Hier noch ein hilfreicher Link: http://www.miteinander-leben.de/haeusliche_pflege/ratgeber_demenz/umgang_mit_demenzkranken.html
Die Broschüre des Gesundheitsministeriums hatten wir auch und scheinbar sind auch die Leistungen der Kassen aufgelistet. Angehörige sind bei solchen Dingen oft betriebsblind und merken erst sehr spät, dass sie sich manchen Kummer hätten ersparen können.

Rick T.C2013-10-21T17:08:06Z

Demenz ist übel. Mein Vater ist dran verstorben. Ging gott sei Dank sehr schnell innerhalb einiger monate im Heim. Davor lag eine schwere Zeit. Mein Vater hat nachts einbrecher gesehen und rief die Polizei. Dann bauten welche nachts den Gartenzaun ab. Dann sollte ich bei meinen eltern nachts eingestiegen sein und die Polizei stand nachts bei mir vor der tür. Hat sehr große Eidechsen die wand entlanglaufen sehen......Schwäne auf dem dach sitzen sehen und und........ich habe meinen Dad leiden sehen,hab ihn sogar gefüttert im Heim(schreibe jetzt unter Tränen)....ich konnte ihn dann nicht mehr so oft besuchen weil ich fertig war,mach mir vorwürfe deswegen,heute noch....../du solltest mit dem sohn reden ob nicht jemand anderes als unterstützung im Haushalt leben könnte(Fachkraft,Freund ect). Diese Krankheit wird leider schlimmer werden und ist dann nicht mehr zu bändigen,grob ausgedrückt. So leid es mir tut zu sagen aber ein Heim wird früher oder später das beste sein.
Nachtrag: Vor dem Heimaufenthalt waren Krankenhausaufenthalte wegen nierenversagen nötig. Lungenentzündung und noch aufkommende Parkinson dazu. ich schreibe das hinzu weil evt. User mich als "Abschieber" oder ähnlichem beschimpfen könnten.

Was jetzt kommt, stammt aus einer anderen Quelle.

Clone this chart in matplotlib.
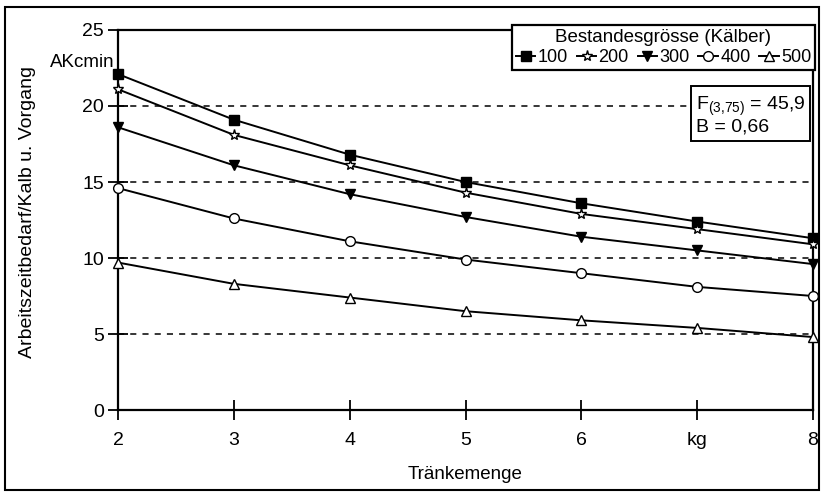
import matplotlib.pyplot as plt
from matplotlib.patches import Rectangle

plt.rcParams['font.family'] = ['Liberation Sans', 'DejaVu Sans']
plt.rcParams['mathtext.fontset'] = 'custom'
plt.rcParams['mathtext.rm'] = 'Liberation Sans'

# Tränkemenge (kg)
menge = [2, 3, 4, 5, 6, 7, 8]
x_ticks = [2, 3, 4, 5, 6, 7, 8]
x_ticklabels = ['2', '3', '4', '5', '6', 'kg', '8']

# Arbeitszeitbedarf (AKcmin) je Bestandesgrösse
herde = ['100', '200', '300', '400', '500']
akmin_100 = [22.1, 19.1, 16.8, 15.0, 13.6, 12.4, 11.3]
akmin_200 = [21.1, 18.1, 16.1, 14.3, 12.9, 11.9, 10.9]
akmin_300 = [18.6, 16.1, 14.2, 12.7, 11.4, 10.5, 9.6]
akmin_400 = [14.6, 12.6, 11.1, 9.9, 9.0, 8.1, 7.5]
akmin_500 = [9.7, 8.3, 7.4, 6.5, 5.9, 5.4, 4.8]

series = [akmin_100, akmin_200, akmin_300, akmin_400, akmin_500]
markers = ['s', '*', 'v', 'o', '^']
faces = ['black', 'white', 'black', 'white', 'white']
sizes = [7, 8, 7, 7, 7]

fig = plt.figure(figsize=(8.24, 4.95), dpi=100)
ax = fig.add_axes([0.1432, 0.1717, 0.8435, 0.7677])

for y in [5, 10, 15, 20]:
    ax.axhline(y, color='black', lw=1.1, ls=(0, (4, 4)), zorder=1)

for name, vals, m, fc, ms in zip(herde, series, markers, faces, sizes):
    ax.plot(menge, vals, color='black', lw=1.4, marker=m, ms=ms,
            mfc=fc, mec='black', mew=1.0, label=name, zorder=3,
            clip_on=False)

ax.set_xlim(2, 8)
ax.set_ylim(0, 25)
ax.set_xticks(x_ticks)
ax.set_xticklabels(x_ticklabels)
ax.set_yticks([0, 5, 10, 15, 20, 25])
ax.tick_params(direction='inout', length=14, width=1.3, labelsize=14)
ax.tick_params(axis='x', pad=9)
ax.tick_params(axis='y', pad=3)
for s in ax.spines.values():
    s.set_linewidth(1.6)

ax.set_xlabel('Tränkemenge', fontsize=13.5, labelpad=12)
ax.set_ylabel('Arbeitszeitbedarf/Kalb u. Vorgang', fontsize=14)
ax.yaxis.set_label_coords(-0.118, 0.52)
fig.text(0.139, 0.874, 'AKcmin', ha='right', va='center', fontsize=13.5)

leg = ax.legend(title='Bestandesgrösse (Kälber)', ncol=5, loc='upper right',
                bbox_to_anchor=(0.989, 0.9495), bbox_transform=fig.transFigure,
                borderaxespad=0, fontsize=13, title_fontsize=13.5,
                handlelength=1.1, handletextpad=0.1, columnspacing=0.5,
                borderpad=0.2, labelspacing=0.2, fancybox=False,
                framealpha=1, edgecolor='black')
leg.get_frame().set_linewidth(1.6)

ax.text(0.9888, 0.829, '$\\mathregular{F_{(3{,}75)}}$ = 45,9\nB = 0,66',
        transform=ax.transAxes, ha='right', va='top', fontsize=14,
        linespacing=1.05, multialignment='left',
        bbox=dict(boxstyle='square,pad=0.25', fc='white', ec='black', lw=1.4))

fig.add_artist(Rectangle((0.006, 0.01), 0.988, 0.976, transform=fig.transFigure,
                         fill=False, ec='black', lw=1.5))

fig.savefig('out.png', dpi=100)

Aldarion2013-10-21T17:05:58Z

Hey BgG,

erlaube die Frage, ob das "Wachrütteln" tatsächlich einen dauerhaften Effekt erreichen kann in dieser Situation? Wahrscheinlich nicht.

Verhalte Dich menschlich; ich denke, Du hast Dich korrekt verhalten; sicherlich ist es nicht leicht, die beschriebenen Veränderungen zu beobachten, aber erinnere Dich an die schönen Zeiten, versuche die alte Dame möglichst offen und normal zu behandeln und ignoriere die "Marotten", denn wie auch immer Du Dich verhälst, es wird - außer der Senkung Deiner Moral - nichts ändern (können), wenn du auf die Dir unverständlichen Verhaltensformen eingingest.

Dennoch, gute N8, auch Deiner Nachbarin, auch wenn wir davon ausgehen könnten, dass sie denkt es sei Tag.